─── Material provided
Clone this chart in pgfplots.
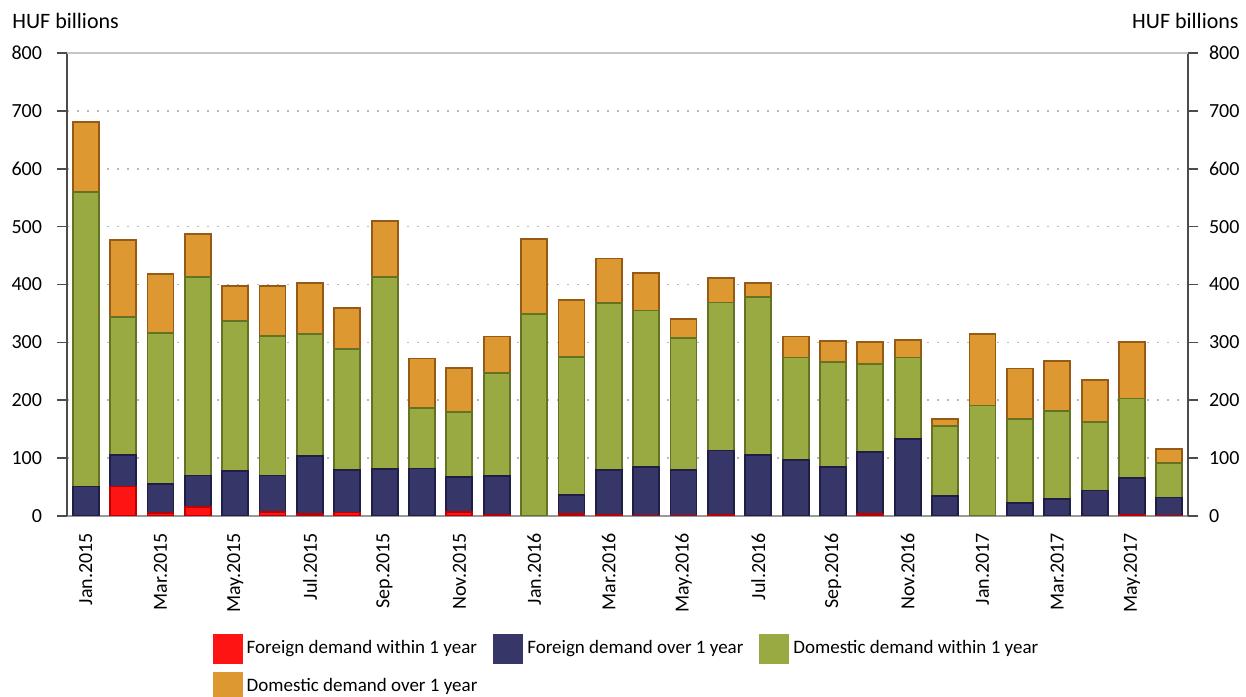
\documentclass[border=0pt]{standalone}
\usepackage{pgfplots}
\pgfplotsset{compat=1.18}
\usepackage{pgfplotstable}
\usepackage{fontspec}
\setmainfont{Carlito}

\definecolor{cred}{RGB}{255,20,20}
\definecolor{credd}{RGB}{190,0,0}
\definecolor{cnavy}{RGB}{55,54,104}
\definecolor{cnavyd}{RGB}{30,30,70}
\definecolor{cgreen}{RGB}{153,170,66}
\definecolor{cgreend}{RGB}{100,115,35}
\definecolor{corange}{RGB}{221,152,50}
\definecolor{coranged}{RGB}{150,90,20}

\pgfplotstableread{
x R N G O
0 0 51 509 121
1 51 54 239 133
2 5 50 261 102
3 16 54 343 74
4 0 78 259 60
5 7 63 241 87
6 3 101 210 89
7 6 74 209 70
8 0 81 332 97
9 0 82 105 85
10 7 60 112 77
11 2 67 178 63
12 0 0 349 129
13 3 33 239 98
14 2 78 288 77
15 1 83 271 65
16 1 79 228 32
17 2 111 256 42
18 0 105 274 24
19 0 97 177 36
20 0 85 181 37
21 4 107 152 37
22 0 133 141 30
23 0 35 121 11
24 0 0 191 124
25 0 23 145 87
26 0 29 152 87
27 0 44 119 72
28 2 63 138 97
29 1 31 59 25
}\data

\pgfplotsset{
  legsq/.style={legend image code/.code={\fill[##1,draw=none] (0pt,-7.5pt) rectangle (15pt,7.5pt);}},
}

\begin{document}
\begin{tikzpicture}
\begin{axis}[
  scale only axis, width=560.5pt, height=231.5pt,
  ybar stacked, bar width=13pt,
  xmin=-0.5, xmax=29.5, ymin=0, ymax=800,
  axis x line*=bottom, axis y line*=left,
  x axis line style={gray!80, line width=0.8pt},
  y axis line style={black!70, line width=1pt},
  xtick={0,2,...,28},
  xticklabels={Jan.2015,Mar.2015,May.2015,Jul.2015,Sep.2015,Nov.2015,Jan.2016,Mar.2016,May.2016,Jul.2016,Sep.2016,Nov.2016,Jan.2017,Mar.2017,May.2017},
  xticklabel style={rotate=90, anchor=east, font=\fontsize{10}{12}\selectfont, yshift=0pt},
  xtick style={draw=none},
  ytick={0,100,...,800},
  tick align=outside, major tick length=5pt,
  ytick style={black!70, line width=0.8pt},
  yticklabel style={font=\fontsize{10}{12}\selectfont, xshift=-4pt},
  /pgf/number format/assume math mode=true,
  ymajorgrids,
  grid style={gray!55, line width=0.8pt, dash pattern=on 0.8pt off 4.2pt},
  legend columns=3, legend cell align=left,
  legend style={draw=none, at={(0.5,-0.245)}, anchor=north,
    font=\fontsize{9.5}{11}\selectfont, row sep=4pt,
    /tikz/every even column/.append style={column sep=6pt}},
]
\addplot[fill=cred, draw=credd, line width=0.9pt, legsq] table[x=x,y=R] {\data};
\addlegendentry{Foreign demand within 1 year}
\addplot[fill=cnavy, draw=cnavyd, line width=0.9pt, legsq] table[x=x,y=N] {\data};
\addlegendentry{Foreign demand over 1 year}
\addplot[fill=cgreen, draw=cgreend, line width=0.9pt, legsq] table[x=x,y=G] {\data};
\addlegendentry{Domestic demand within 1 year}
\addplot[fill=corange, draw=coranged, line width=0.9pt, legsq] table[x=x,y=O] {\data};
\addlegendentry{Domestic demand over 1 year}
\coordinate (ll) at (rel axis cs:0,0);
\coordinate (ur) at (rel axis cs:1,1);
\coordinate (ul) at (rel axis cs:0,1);
\end{axis}
\begin{axis}[
  scale only axis, width=560.5pt, height=231.5pt,
  xmin=-0.5, xmax=29.5, ymin=0, ymax=800,
  axis x line=none, axis y line*=right,
  y axis line style={black!70, line width=1pt},
  ytick={0,100,...,800},
  tick align=outside, major tick length=5pt,
  ytick style={black!70, line width=0.8pt},
  yticklabel style={font=\fontsize{10}{12}\selectfont, xshift=2pt},
  /pgf/number format/assume math mode=true,
]
\end{axis}
\draw[gray!45, line width=0.8pt] (ul) -- (ur);
\node[anchor=west, xshift=-27.5pt, yshift=16pt, font=\fontsize{11}{13}\selectfont, inner sep=0pt] at (ul) {HUF billions};
\node[anchor=east, xshift=25.5pt, yshift=16pt, font=\fontsize{11}{13}\selectfont, inner sep=0pt] at (ur) {HUF billions};
\pgfresetboundingbox
\path ([xshift=-33.5pt,yshift=-90.5pt]ll) rectangle ([xshift=29pt,yshift=26.5pt]ur);
\end{tikzpicture}
\end{document}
──────
▸ What you will do: Exclude the pictures, and transcribe all of the material exactly.

▸ Task output:
Clone this chart in pgfplots.
\documentclass[border=0pt]{standalone}
\usepackage{pgfplots}
\pgfplotsset{compat=1.18}
\usepackage{pgfplotstable}
\usepackage{fontspec}
\setmainfont{Carlito}

\definecolor{cred}{RGB}{255,20,20}
\definecolor{credd}{RGB}{190,0,0}
\definecolor{cnavy}{RGB}{55,54,104}
\definecolor{cnavyd}{RGB}{30,30,70}
\definecolor{cgreen}{RGB}{153,170,66}
\definecolor{cgreend}{RGB}{100,115,35}
\definecolor{corange}{RGB}{221,152,50}
\definecolor{coranged}{RGB}{150,90,20}

\pgfplotstableread{
x R N G O
0 0 51 509 121
1 51 54 239 133
2 5 50 261 102
3 16 54 343 74
4 0 78 259 60
5 7 63 241 87
6 3 101 210 89
7 6 74 209 70
8 0 81 332 97
9 0 82 105 85
10 7 60 112 77
11 2 67 178 63
12 0 0 349 129
13 3 33 239 98
14 2 78 288 77
15 1 83 271 65
16 1 79 228 32
17 2 111 256 42
18 0 105 274 24
19 0 97 177 36
20 0 85 181 37
21 4 107 152 37
22 0 133 141 30
23 0 35 121 11
24 0 0 191 124
25 0 23 145 87
26 0 29 152 87
27 0 44 119 72
28 2 63 138 97
29 1 31 59 25
}\data

\pgfplotsset{
  legsq/.style={legend image code/.code={\fill[##1,draw=none] (0pt,-7.5pt) rectangle (15pt,7.5pt);}},
}

\begin{document}
\begin{tikzpicture}
\begin{axis}[
  scale only axis, width=560.5pt, height=231.5pt,
  ybar stacked, bar width=13pt,
  xmin=-0.5, xmax=29.5, ymin=0, ymax=800,
  axis x line*=bottom, axis y line*=left,
  x axis line style={gray!80, line width=0.8pt},
  y axis line style={black!70, line width=1pt},
  xtick={0,2,...,28},
  xticklabels={Jan.2015,Mar.2015,May.2015,Jul.2015,Sep.2015,Nov.2015,Jan.2016,Mar.2016,May.2016,Jul.2016,Sep.2016,Nov.2016,Jan.2017,Mar.2017,May.2017},
  xticklabel style={rotate=90, anchor=east, font=\fontsize{10}{12}\selectfont, yshift=0pt},
  xtick style={draw=none},
  ytick={0,100,...,800},
  tick align=outside, major tick length=5pt,
  ytick style={black!70, line width=0.8pt},
  yticklabel style={font=\fontsize{10}{12}\selectfont, xshift=-4pt},
  /pgf/number format/assume math mode=true,
  ymajorgrids,
  grid style={gray!55, line width=0.8pt, dash pattern=on 0.8pt off 4.2pt},
  legend columns=3, legend cell align=left,
  legend style={draw=none, at={(0.5,-0.245)}, anchor=north,
    font=\fontsize{9.5}{11}\selectfont, row sep=4pt,
    /tikz/every even column/.append style={column sep=6pt}},
]
\addplot[fill=cred, draw=credd, line width=0.9pt, legsq] table[x=x,y=R] {\data};
\addlegendentry{Foreign demand within 1 year}
\addplot[fill=cnavy, draw=cnavyd, line width=0.9pt, legsq] table[x=x,y=N] {\data};
\addlegendentry{Foreign demand over 1 year}
\addplot[fill=cgreen, draw=cgreend, line width=0.9pt, legsq] table[x=x,y=G] {\data};
\addlegendentry{Domestic demand within 1 year}
\addplot[fill=corange, draw=coranged, line width=0.9pt, legsq] table[x=x,y=O] {\data};
\addlegendentry{Domestic demand over 1 year}
\coordinate (ll) at (rel axis cs:0,0);
\coordinate (ur) at (rel axis cs:1,1);
\coordinate (ul) at (rel axis cs:0,1);
\end{axis}
\begin{axis}[
  scale only axis, width=560.5pt, height=231.5pt,
  xmin=-0.5, xmax=29.5, ymin=0, ymax=800,
  axis x line=none, axis y line*=right,
  y axis line style={black!70, line width=1pt},
  ytick={0,100,...,800},
  tick align=outside, major tick length=5pt,
  ytick style={black!70, line width=0.8pt},
  yticklabel style={font=\fontsize{10}{12}\selectfont, xshift=2pt},
  /pgf/number format/assume math mode=true,
]
\end{axis}
\draw[gray!45, line width=0.8pt] (ul) -- (ur);
\node[anchor=west, xshift=-27.5pt, yshift=16pt, font=\fontsize{11}{13}\selectfont, inner sep=0pt] at (ul) {HUF billions};
\node[anchor=east, xshift=25.5pt, yshift=16pt, font=\fontsize{11}{13}\selectfont, inner sep=0pt] at (ur) {HUF billions};
\pgfresetboundingbox
\path ([xshift=-33.5pt,yshift=-90.5pt]ll) rectangle ([xshift=29pt,yshift=26.5pt]ur);
\end{tikzpicture}
\end{document}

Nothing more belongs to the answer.